Une machine rationnelle, avec une immense capacité de calcul, se contenterait de faire varier les hypothèses de départ jusqu’à trouver les bonnes. Mais nous ne sommes pas des machines rationnelles. Pas seulement parce que nos capacités de calcul sont moindres ; aussi et surtout parce que nous n’avons pas toujours la liberté d’interroger les hypothèses de départ. Il est ici question d’un rapport de l’individu à son angoisse, dans cette espèce étrange que l’évolution a dotée d’une faculté d’abstraction et de tout ce qui va avec : conscience de notre mort à venir, du temps qui passe, de l’absurdité des choses. Quand une des hypothèses de départ de la réflexion est un fondement pour le sujet, un pilier qui l’empêche de s’effondrer psychologiquement, elle en devient absolue et impossible à questionner. Pour la majorité dite « normale », c’est la loi, l’ensemble des normes qui régissent telle ou telle pratique, qui leur permettent de considérer que leur vie a un sens, que leurs efforts ne sont pas vains.
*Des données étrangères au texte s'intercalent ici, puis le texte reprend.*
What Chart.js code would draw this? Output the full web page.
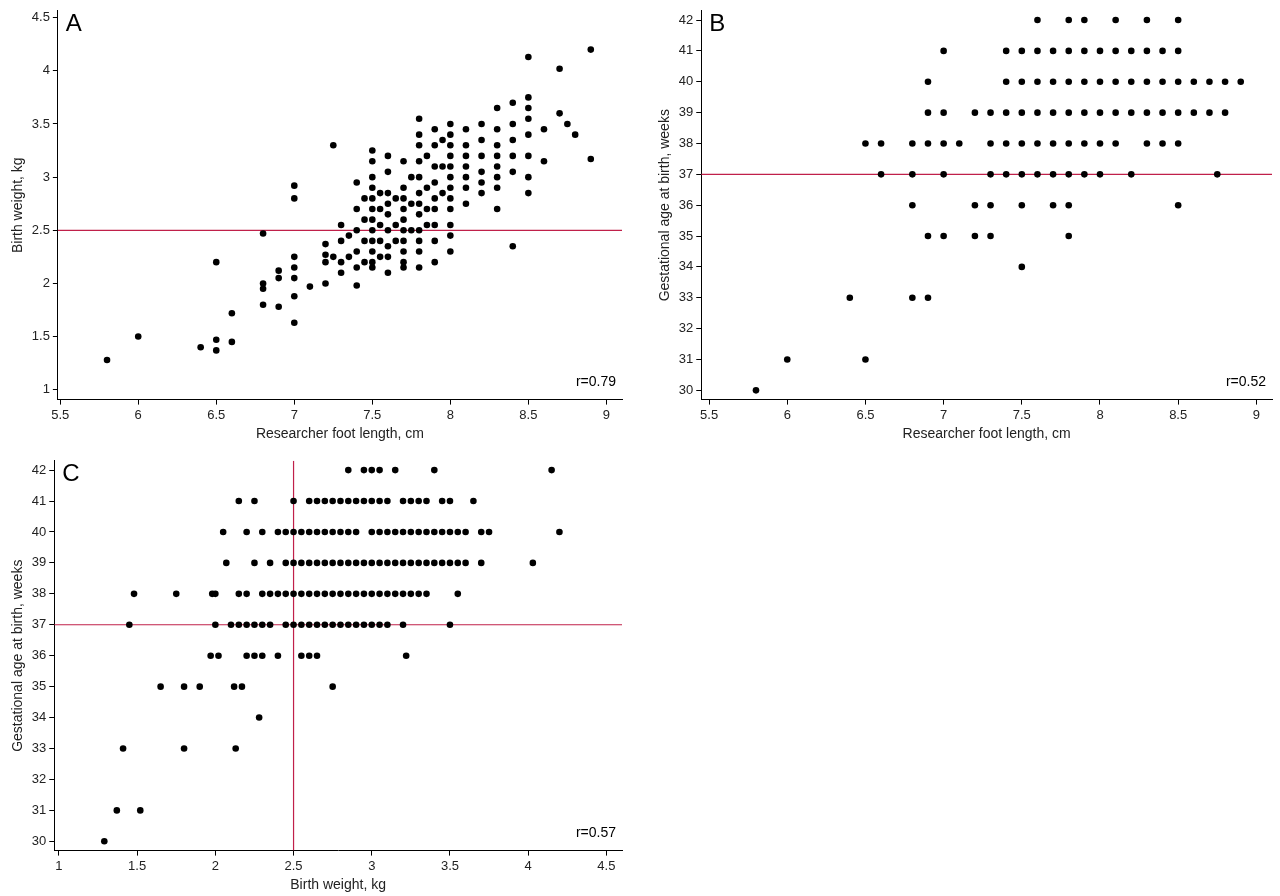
<!DOCTYPE html>
<html><head><meta charset="utf-8">
<script src="https://cdn.jsdelivr.net/npm/chart.js@4/dist/chart.umd.min.js"></script>
<style>body{margin:0;background:#fff;width:1280px;height:896px;position:relative;overflow:hidden}
.c{position:absolute}</style></head><body>
<div class="c" style="left:0;top:0;width:630px;height:445px"><canvas id="a"></canvas></div>
<div class="c" style="left:645px;top:0;width:635px;height:445px"><canvas id="b"></canvas></div>
<div class="c" style="left:0;top:450px;width:630px;height:446px"><canvas id="c"></canvas></div>
<script>
// Panel A: foot length (x) -> list of birth weights (kg)
const footA = [5.8,6.0,6.4,6.5,6.6,6.8,6.9,7.0,7.1,7.2,7.25,7.3,7.35,7.4,7.45,7.5,7.55,7.6,7.65,7.7,7.75,7.8,7.85,7.9,7.95,8.0,8.1,8.2,8.3,8.4,8.5,8.6,8.7,8.75,8.8,8.9];
const weightA = [[1.28],[1.5],[1.4],[2.2,1.47,1.37],[1.72,1.45],[2.47,2.0,1.95,1.8],[2.12,2.05,1.78],
[2.92,2.8,2.25,2.15,2.05,1.88,1.63],[1.97],[2.37,2.27,2.2,2.0],[3.3,2.25],[2.55,2.4,2.2,2.1],[2.45,2.25],
[2.95,2.7,2.5,2.3,2.15,1.98],[2.8,2.6,2.4,2.2],[3.25,3.15,3.0,2.9,2.8,2.7,2.6,2.5,2.4,2.3,2.2,2.15],
[2.85,2.7,2.55,2.4,2.25],[3.2,3.05,2.85,2.75,2.65,2.5,2.35,2.25,2.1],[2.8,2.55,2.4],
[3.15,2.9,2.8,2.7,2.6,2.5,2.4,2.3,2.2,2.15],[3.0,2.75,2.5],[3.55,3.4,3.3,3.15,3.0,2.85,2.75,2.65,2.5,2.4,2.3,2.15],
[3.2,2.9,2.7,2.55],[3.45,3.3,3.1,2.95,2.8,2.7,2.55,2.4,2.2],[3.35,3.1,2.85],
[3.5,3.4,3.3,3.2,3.1,3.0,2.9,2.8,2.7,2.55,2.45,2.3],[3.45,3.3,3.2,3.1,3.0,2.9,2.75],
[3.5,3.35,3.2,3.05,2.95,2.85],[3.65,3.45,3.3,3.2,3.1,3.0,2.9,2.7],[3.7,3.5,3.35,3.2,3.05,2.35],
[4.13,3.75,3.65,3.55,3.4,3.2,3.0,2.85],[3.45,3.15],[4.02,3.6],[3.5],[3.4],[4.2,3.17]];
// Panel B: gestational week -> list of foot lengths
const weeksB = [42,41,40,39,38,37,36,35,34,33,31,30];
const footB = [[7.6,7.8,7.9,8.1,8.3,8.5],
[7.0,7.4,7.5,7.6,7.7,7.8,7.9,8.0,8.1,8.2,8.3,8.4,8.5],
[6.9,7.4,7.5,7.6,7.7,7.8,7.9,8.0,8.1,8.2,8.3,8.4,8.5,8.6,8.7,8.8,8.9],
[6.9,7.0,7.2,7.3,7.4,7.5,7.6,7.7,7.8,7.9,8.0,8.1,8.2,8.3,8.4,8.5,8.6,8.7,8.8],
[6.5,6.6,6.8,6.9,7.0,7.1,7.3,7.4,7.5,7.6,7.7,7.8,7.9,8.0,8.1,8.3,8.4,8.5],
[6.6,6.8,7.0,7.3,7.4,7.5,7.6,7.7,7.8,7.9,8.0,8.2,8.75],
[6.8,7.2,7.3,7.5,7.7,7.8,8.5],[6.9,7.0,7.2,7.3,7.8],[7.5],[6.4,6.8,6.9],[6.0,6.5],[5.8]];
// Panel C: gestational week -> list of birth weights
const weeksC = [42,41,40,39,38,37,36,35,34,33,31,30];
const weightC = [[2.85,2.95,3.0,3.05,3.15,3.4,4.15],
[2.15,2.25,2.5,2.6,2.65,2.7,2.75,2.8,2.85,2.9,2.95,3.0,3.05,3.1,3.2,3.25,3.3,3.35,3.45,3.5,3.65],
[2.05,2.2,2.3,2.4,2.45,2.5,2.55,2.6,2.65,2.7,2.75,2.8,2.85,2.9,3.0,3.05,3.1,3.15,3.2,3.25,3.3,3.35,3.4,3.45,3.5,3.55,3.6,3.7,3.75,4.2],
[2.07,2.25,2.35,2.45,2.5,2.55,2.6,2.65,2.7,2.75,2.8,2.85,2.9,2.95,3.0,3.05,3.1,3.15,3.2,3.25,3.3,3.35,3.4,3.45,3.5,3.55,3.6,3.7,4.03],
[1.48,1.75,1.98,2.0,2.15,2.2,2.3,2.35,2.4,2.45,2.5,2.55,2.6,2.65,2.7,2.75,2.8,2.85,2.9,2.95,3.0,3.05,3.1,3.15,3.2,3.25,3.3,3.35,3.55],
[1.45,2.0,2.1,2.15,2.2,2.25,2.3,2.35,2.45,2.5,2.55,2.6,2.65,2.7,2.75,2.8,2.85,2.9,2.95,3.0,3.05,3.1,3.2,3.5],
[1.97,2.02,2.2,2.25,2.3,2.4,2.55,2.6,2.65,3.22],[1.65,1.8,1.9,2.12,2.17,2.75],[2.28],[1.41,1.8,2.13],[1.37,1.52],[1.29]];
const xTicksFoot=[5.5,6,6.5,7,7.5,8,8.5,9];
const yTicksWeight=[1,1.5,2,2.5,3,3.5,4,4.5];
const yTicksWeeks=[30,31,32,33,34,35,36,37,38,39,40,41,42];
const xTicksWeight=[1,1.5,2,2.5,3,3.5,4,4.5];
const refWeight=2.5, refWeeks=37;
const rA='r=0.79', rB='r=0.52', rC='r=0.57';

Chart.defaults.font.family='"Liberation Sans", Arial, sans-serif';
Chart.defaults.color='#222';
function flatXY(keys, lists, keyIsX){const out=[];keys.forEach((k,i)=>lists[i].forEach(v=>out.push(keyIsX?{x:k,y:v}:{x:v,y:k})));return out;}
function axis(min,max,ticks,title,isX){
 return {type:'linear',min,max,afterBuildTicks:s=>{s.ticks=ticks.map(v=>({value:v}));},
  ticks:{font:{size:13},color:'#222',padding:3,autoSkip:false,callback:v=>String(v),maxRotation:0},
  grid:{drawOnChartArea:false,drawTicks:true,tickLength:5,color:'#000'},
  border:{display:true,color:'#000',width:1},
  title:{display:true,text:title,font:{size:14},padding:{top:0,bottom:isX?0:2}}};
}
function labels(letter,r){return {id:'lbl',afterDraw(ch){const c=ch.ctx,a=ch.chartArea;c.save();c.fillStyle='#000';
 c.font='24px "Liberation Sans", Arial';c.textBaseline='top';c.fillText(letter,a.left+8,a.top+2);
 c.font='14px "Liberation Sans", Arial';c.textAlign='right';c.textBaseline='bottom';c.fillText(r,a.right-6,a.bottom-10);c.restore();}};}
function make(id,pts,lines,xs,ys,letter,r,padL){
 const ds=[{type:'scatter',data:pts,pointRadius:3.3,pointBackgroundColor:'#000',pointBorderWidth:0,order:1}];
 lines.forEach(l=>ds.push({type:'line',data:l,borderColor:'#c0204a',borderWidth:1.2,pointRadius:0,order:2}));
 new Chart(document.getElementById(id),{type:'scatter',data:{datasets:ds},
  options:{responsive:true,maintainAspectRatio:false,animation:false,
   layout:{padding:{top:4,right:8,left:padL,bottom:2}},
   plugins:{legend:{display:false},tooltip:{enabled:false}},scales:{x:xs,y:ys}},plugins:[labels(letter,r)]});
}
make('a',flatXY(footA,weightA,true),[[{x:5.485,y:refWeight},{x:9.1,y:refWeight}]],
 axis(5.485,9.1,xTicksFoot,'Researcher foot length, cm',true),axis(0.907,4.565,yTicksWeight,'Birth weight, kg'),'A',rA,10);
make('b',flatXY(weeksB,footB,false),[[{x:5.45,y:refWeeks},{x:9.1,y:refWeeks}]],
 axis(5.45,9.1,xTicksFoot,'Researcher foot length, cm',true),axis(29.7,42.3,yTicksWeeks,'Gestational age at birth, weeks'),'B',rB,12);
make('c',flatXY(weeksC,weightC,false),[[{x:0.97,y:refWeeks},{x:4.6,y:refWeeks}],[{x:refWeight,y:29.7},{x:refWeight,y:42.3}]],
 axis(0.97,4.6,xTicksWeight,'Birth weight, kg',true),axis(29.7,42.3,yTicksWeeks,'Gestational age at birth, weeks'),'C',rC,10);
</script></body></html>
Ceux qu’on appelle « surdoués », ce sont ceux qui ne parviennent pas à s’adosser à ces normes implicites, et qui ont besoin de constamment s’y confronter. Quand face à eux tout un groupe, une institution, une société, fonde son discours sur un interdit de pensée, alors qu’ils constatent que c’est là qu’il faudrait se diriger pour avancer, ils peuvent se retrouver dans ce que je nommais l’hébétude : « Est-ce le monde qui est fou ? Est-ce moi ? »
Les deux sans doute, et d’une folie distincte. Poser cela, ce n’est pas tout niveler, c’est seulement refuser l’idée qu’il pourrait y avoir une juste position universelle pour un être humain, une possibilité de tenir debout grâce à un discours sur soi, la vie et les autres qui échappe entièrement à la contradiction et aux tabous. Mais pour autant, toutes les folies ne s’équivalent pas, ni par rapport aux possibilités de bonheur qu’elles nous offrent, ni par rapport aux possibilités de réflexion qu’elles permettent de déployer.